4.17.2015

Television: Elementary, "A Stitch in Time"

There was less haunted house in this than I would have liked. Basically, it begins with the murder of a man named Boyd who debunks parapsychological and metaphysical stuff. He had been asked to check out a house—an older woman believed she was haunted by her husband's spirit, and the daughter wanted to disprove it. What Boyd discovered, and died for, was that someone in the neighboring house was digging a tunnel in order to access Ruby, a transatlantic cable.

The old woman had a tape recording of what she said was her dead husband's voice, but Holmes realizes what they're hearing is Arabic. Terrorism? After jumping through a couple hoops, they locate the digger, only to have him burn his apartment and flee. Holmes is able to salvage one piece of equipment, something that the culprit apparently planned to splice into Ruby. Weird thing: this piece of equipment doesn't do anything. Data goes in, and data comes out the other side.

I had it figured out at this point. Do you?

Q: What's the point of giving information one more box to go through?

A: To slow it down.

It took Holmes and Watson a little longer. They opted to do their own tests on the box but got the same results. Until: lightbulb! Holmes realizes the whole point is to delay the information coming through the cable.

And then they figure out the big-time property owner who rents out the house with the tunnel in it was trying to change the game on Wall Street by changing the rate of information to various traders. Whatever. I mean, it's actually kind of clever and everything, but not all that exciting.

Meanwhile, Watson was also helping Gregson's daughter Hannah with a case. Watson tells Hannah she (Watson) doesn't want any credit for it or anything, but she does advise Hannah to kick the case upstairs because there are bigger fish than the ones Hannah is looking for. Instead, Hannah takes the credit and nabs the little fish to many accolades. Holmes had warned Watson that Hannah was not made of the right material to be a true detective, and Watson had taken offense, but it appears Holmes was right (and I had the same feeling about her). In the end, even Gregson tells Watson not to bother helping Hannah again. Wow. Tough love.
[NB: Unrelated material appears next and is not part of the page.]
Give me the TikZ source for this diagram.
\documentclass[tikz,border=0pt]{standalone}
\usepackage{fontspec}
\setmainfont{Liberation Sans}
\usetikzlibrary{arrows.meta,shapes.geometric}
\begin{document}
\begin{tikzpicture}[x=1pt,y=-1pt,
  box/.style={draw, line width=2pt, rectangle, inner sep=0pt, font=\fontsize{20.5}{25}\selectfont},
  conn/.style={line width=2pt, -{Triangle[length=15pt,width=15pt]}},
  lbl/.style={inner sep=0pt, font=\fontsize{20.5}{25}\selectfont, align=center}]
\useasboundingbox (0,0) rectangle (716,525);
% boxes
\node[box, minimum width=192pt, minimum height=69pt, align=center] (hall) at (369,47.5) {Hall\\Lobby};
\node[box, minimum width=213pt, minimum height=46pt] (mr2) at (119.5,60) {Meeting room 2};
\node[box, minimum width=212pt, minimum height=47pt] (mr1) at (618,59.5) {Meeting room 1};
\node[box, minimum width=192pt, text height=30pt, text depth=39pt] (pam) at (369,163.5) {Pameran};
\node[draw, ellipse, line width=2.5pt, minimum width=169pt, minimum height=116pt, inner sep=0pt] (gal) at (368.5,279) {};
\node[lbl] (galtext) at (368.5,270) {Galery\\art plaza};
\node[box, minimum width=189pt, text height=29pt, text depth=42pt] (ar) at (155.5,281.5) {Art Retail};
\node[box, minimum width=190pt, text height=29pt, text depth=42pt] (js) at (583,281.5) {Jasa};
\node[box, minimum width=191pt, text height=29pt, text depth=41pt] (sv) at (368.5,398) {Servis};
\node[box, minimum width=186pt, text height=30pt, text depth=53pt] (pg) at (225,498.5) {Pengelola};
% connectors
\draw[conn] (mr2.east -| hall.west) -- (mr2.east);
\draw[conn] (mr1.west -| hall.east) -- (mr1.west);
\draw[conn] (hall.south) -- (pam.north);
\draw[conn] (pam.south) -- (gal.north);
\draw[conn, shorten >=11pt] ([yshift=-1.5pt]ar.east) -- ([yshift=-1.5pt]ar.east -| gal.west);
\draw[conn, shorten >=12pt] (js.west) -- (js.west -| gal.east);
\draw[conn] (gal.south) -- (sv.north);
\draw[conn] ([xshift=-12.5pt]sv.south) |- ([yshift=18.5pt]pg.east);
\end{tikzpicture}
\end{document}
A solid episode, though hardly heart-pounding. I guess not every case can involve running and jumping and climbing trees or whatever. I do notice that Elementary has a distinctly anti-capitalist slant, though. So many of the bad guys are powerful, white-collar types. And I'm sure it's true in real life, too, that there are plenty of bad businessmen and politicians or whatever. But, you know, maybe change it up a bit?